%%

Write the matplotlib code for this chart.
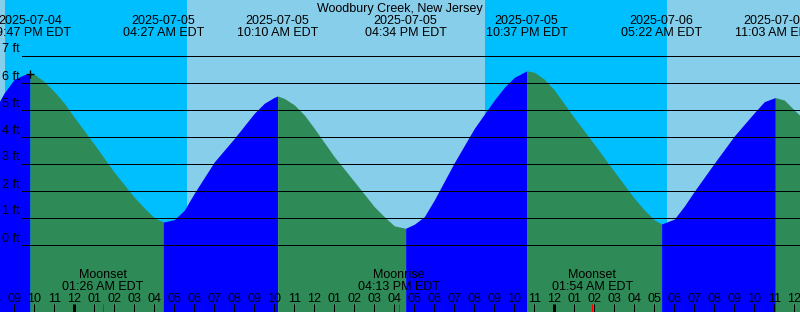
import numpy as np
import pandas as pd
import matplotlib
matplotlib.use('Agg')
import matplotlib.pyplot as plt
from matplotlib import transforms

plt.rcParams['font.family'] = ['Liberation Sans', 'DejaVu Sans']

# Datos (altura en pies, hora local EDT)
station = 'Woodbury Creek, New Jersey'
hourly_start = '2025-07-04 20:00'
hourly_ft = [5.0, 6.15, 6.33, 5.69, 4.74, 3.74, 2.70, 1.78, 1.02, 0.95,
             1.93, 3.09, 3.96, 4.89, 5.48, 5.2, 4.33, 3.28, 2.36, 1.43,
             0.72, 0.78, 1.68, 3.06, 4.33, 5.38, 6.22, 6.41, 5.75, 4.72,
             3.74, 2.73, 1.74, 0.94, 0.97, 2.0, 3.04, 4.05, 4.91, 5.46,
             5.01, 4.3]

# lecturas extra a la media hora cerca de pleamares y bajamares
extra_times = ['2025-07-04 20:30', '2025-07-04 21:30', '2025-07-04 22:30',
               '2025-07-04 23:30', '2025-07-05 03:30', '2025-07-05 05:30',
               '2025-07-05 09:30', '2025-07-05 10:30', '2025-07-05 11:30',
               '2025-07-05 15:30', '2025-07-05 17:30', '2025-07-05 21:30',
               '2025-07-05 23:30', '2025-07-06 04:30', '2025-07-06 06:30',
               '2025-07-06 10:30', '2025-07-06 11:30']
extra_ft = [5.65, 6.32, 6.06, 5.26, 1.38, 1.3, 5.26, 5.44, 4.83,
            1.06, 1.06, 5.85, 6.15, 1.31, 1.45, 5.32, 5.38]

extreme_times = ['2025-07-04 21:47', '2025-07-05 04:27', '2025-07-05 10:10',
                 '2025-07-05 16:34', '2025-07-05 22:37', '2025-07-06 05:22',
                 '2025-07-06 11:03']
extreme_ft = [6.35, 0.86, 5.53, 0.63, 6.46, 0.79, 5.47]

night_start = ['2025-07-04 20:32', '2025-07-05 20:32']
night_end = ['2025-07-05 05:38', '2025-07-06 05:38']

moon_times = ['2025-07-05 01:26', '2025-07-05 16:13', '2025-07-06 01:54']
moon_events = ['Moonset', 'Moonrise', 'Moonset']

now_time = '2025-07-04 21:47'
now_ft = 6.35

# --- conversion a horas desde medianoche del 5 de julio ---
t0 = pd.Timestamp('2025-07-05 00:00')


def to_h(ts):
    return (pd.Timestamp(ts) - t0) / pd.Timedelta(hours=1)


W, H = 800, 312
PX_H = 20.0      # pixeles por hora
X0 = 74.3        # pixel de la medianoche
PX_FT = 27.0     # pixeles por pie
Y0 = 245.3       # pixel de 0 ft

xmin, xmax = -X0 / PX_H, (W - X0) / PX_H
ymin, ymax = (Y0 - H) / PX_FT, Y0 / PX_FT

h_start = to_h(hourly_start)
t_hourly = h_start + np.arange(len(hourly_ft))
t_extra = np.array([to_h(t) for t in extra_times])
t_ext = np.array([to_h(t) for t in extreme_times])

t_all = np.concatenate([t_hourly, t_extra, t_ext])
y_all = np.concatenate([hourly_ft, extra_ft, extreme_ft])
order = np.argsort(t_all)
t_all, y_all = t_all[order], y_all[order]

fig = plt.figure(figsize=(W / 100, H / 100), dpi=100)
ax = fig.add_axes([0, 0, 1, 1])
ax.set_xlim(xmin, xmax)
ax.set_ylim(ymin, ymax)
ax.axis('off')
ax.add_patch(plt.Rectangle((0, 0), 1, 1, transform=ax.transAxes,
                           color='#87CEEB', zorder=0))

for a, b in zip(night_start, night_end):
    ax.axvspan(to_h(a), to_h(b), color='#00BFFF', lw=0, zorder=1)

# relleno por tramos: subiendo azul, bajando verde
bounds = [0] + [int(np.where(t_all == te)[0][0]) for te in t_ext] + [len(t_all) - 1]
for i0, i1 in zip(bounds[:-1], bounds[1:]):
    seg_t = t_all[i0:i1 + 1]
    seg_y = y_all[i0:i1 + 1]
    color = '#0000FF' if seg_y[-1] > seg_y[0] else '#2E8B57'
    ax.fill_between(seg_t, seg_y, ymin, color=color, lw=0, zorder=2)

px_line = 72 / 100
for k in range(8):
    ax.axhline(k, xmin=22 / W, color='black', lw=px_line, zorder=3)

trans_top = transforms.blended_transform_factory(ax.transData, ax.transAxes)
fs = 9


def ytop(py):
    return 1 - py / H


for k in range(8):
    ax.text(2.5 / W, ytop(Y0 - PX_FT * k - 3.8), f'{k} ft', transform=ax.transAxes,
            ha='left', va='baseline', fontsize=fs, zorder=4)

ax.text(0.5, ytop(12), station, transform=ax.transAxes, ha='center',
        va='baseline', fontsize=fs, zorder=4)

for ts in extreme_times:
    t = pd.Timestamp(ts)
    ax.text(to_h(ts), ytop(24), t.strftime('%Y-%m-%d'), transform=trans_top,
            ha='center', va='baseline', fontsize=fs, zorder=4)
    ax.text(to_h(ts), ytop(36), t.strftime('%I:%M %p EDT'), transform=trans_top,
            ha='center', va='baseline', fontsize=fs, zorder=4)

for ts, ev in zip(moon_times, moon_events):
    t = pd.Timestamp(ts)
    ax.text(to_h(ts), ytop(278), ev, transform=trans_top,
            ha='center', va='baseline', fontsize=fs, zorder=4)
    ax.text(to_h(ts), ytop(290), t.strftime('%I:%M %p EDT'), transform=trans_top,
            ha='center', va='baseline', fontsize=fs, zorder=4)
    ax.vlines(to_h(ts), 0, 8 / H, transform=trans_top, color='red',
              lw=px_line, zorder=5)

# marcas horarias
hours = np.arange(np.floor(xmin), np.ceil(xmax) + 1)
for hh in hours:
    t = t0 + pd.Timedelta(hours=float(hh))
    midnight = t.hour == 0
    ax.vlines(hh, 0, 8 / H, transform=trans_top, color='black',
              lw=px_line * (3 if midnight else 1), zorder=5)
    ax.text(hh, ytop(302), t.strftime('%I'), transform=trans_top,
            ha='center', va='baseline', fontsize=fs, zorder=4)

ax.plot(to_h(now_time), now_ft, marker='+', ms=6, mew=1, color='black', zorder=6)

fig.savefig('out.png', dpi=100)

%%

▶ **Exercise description**:
Leave the pictures out and please restate exactly the lines running from the start of the material through the one with "1.06, 1.06, 5.85, 6.15, 1.31, 1.45, 5.32, 5.38]".

▶ **Finished exercise**:
Write the matplotlib code for this chart.
import numpy as np
import pandas as pd
import matplotlib
matplotlib.use('Agg')
import matplotlib.pyplot as plt
from matplotlib import transforms

plt.rcParams['font.family'] = ['Liberation Sans', 'DejaVu Sans']

# Datos (altura en pies, hora local EDT)
station = 'Woodbury Creek, New Jersey'
hourly_start = '2025-07-04 20:00'
hourly_ft = [5.0, 6.15, 6.33, 5.69, 4.74, 3.74, 2.70, 1.78, 1.02, 0.95,
             1.93, 3.09, 3.96, 4.89, 5.48, 5.2, 4.33, 3.28, 2.36, 1.43,
             0.72, 0.78, 1.68, 3.06, 4.33, 5.38, 6.22, 6.41, 5.75, 4.72,
             3.74, 2.73, 1.74, 0.94, 0.97, 2.0, 3.04, 4.05, 4.91, 5.46,
             5.01, 4.3]

# lecturas extra a la media hora cerca de pleamares y bajamares
extra_times = ['2025-07-04 20:30', '2025-07-04 21:30', '2025-07-04 22:30',
               '2025-07-04 23:30', '2025-07-05 03:30', '2025-07-05 05:30',
               '2025-07-05 09:30', '2025-07-05 10:30', '2025-07-05 11:30',
               '2025-07-05 15:30', '2025-07-05 17:30', '2025-07-05 21:30',
               '2025-07-05 23:30', '2025-07-06 04:30', '2025-07-06 06:30',
               '2025-07-06 10:30', '2025-07-06 11:30']
extra_ft = [5.65, 6.32, 6.06, 5.26, 1.38, 1.3, 5.26, 5.44, 4.83,
            1.06, 1.06, 5.85, 6.15, 1.31, 1.45, 5.32, 5.38]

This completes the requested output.